# Is the LASSO really applicable for binary classification problems?

I saw a post that used the following data:

library(glmnet)

age     <- c(4, 8, 7, 12, 6, 9, 10, 14, 7)
gender  <- as.factor(c(1, 0, 1, 1, 1, 0, 1, 0, 0))
bmi_p   <- c(0.86, 0.45, 0.99, 0.84, 0.85, 0.67, 0.91, 0.29, 0.88)
m_edu   <- as.factor(c(0, 1, 1, 2, 2, 3, 2, 0, 1))
p_edu   <- as.factor(c(0, 2, 2, 2, 2, 3, 2, 0, 0))
f_color <- as.factor(c("blue", "blue", "yellow", "red", "red", "yellow",
"yellow", "red", "yellow"))
asthma <- c(1, 1, 0, 1, 0, 0, 0, 1, 1)

xfactors <- model.matrix(asthma ~ gender + m_edu + p_edu + f_color)[, -1]
x        <- as.matrix(data.frame(age, bmi_p, xfactors))

# Note alpha=1 for lasso only and can blend with ridge penalty down to
# alpha=0 ridge only.
glmmod <- glmnet(x, y=as.factor(asthma), alpha=1, family="binomial")

# Plot variable coefficients vs. shrinkage parameter lambda.
plot(glmmod, xvar="lambda")


It seems that they are doing LASSO regression on a dichotomous variable.

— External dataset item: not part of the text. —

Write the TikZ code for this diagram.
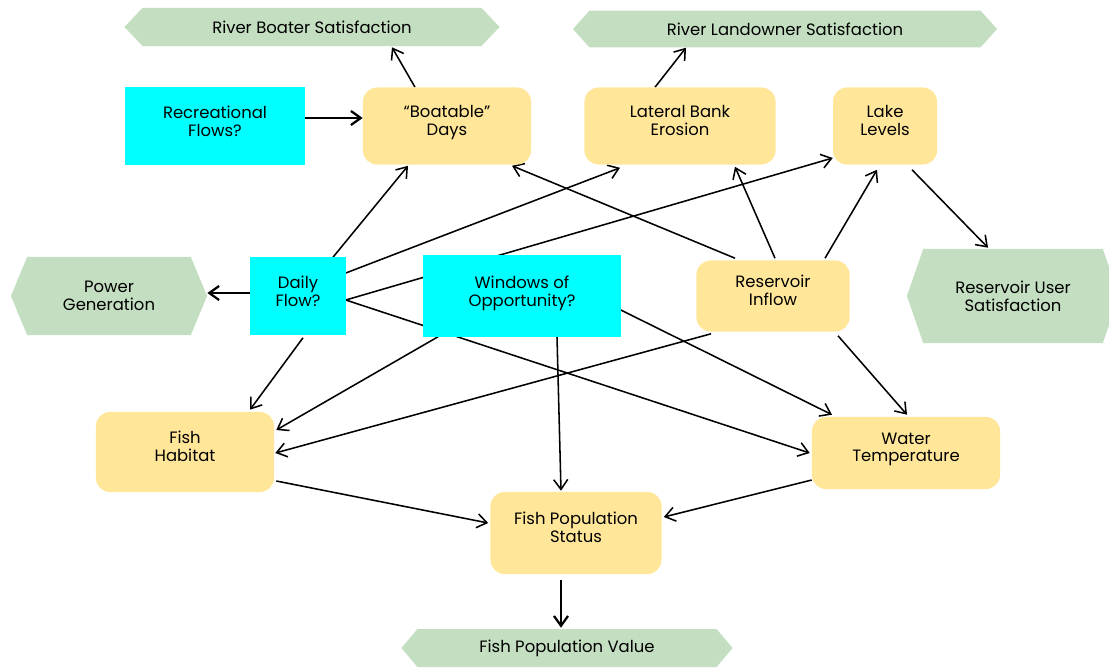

I am wondering if this is even valid? If so, how are they making sure the Y variables make sense in the context of the problem?

It is valid. Note the family="binomial" argument which is appropriate for a classification problem. A normal lasso regression problem would use the gaussian link function.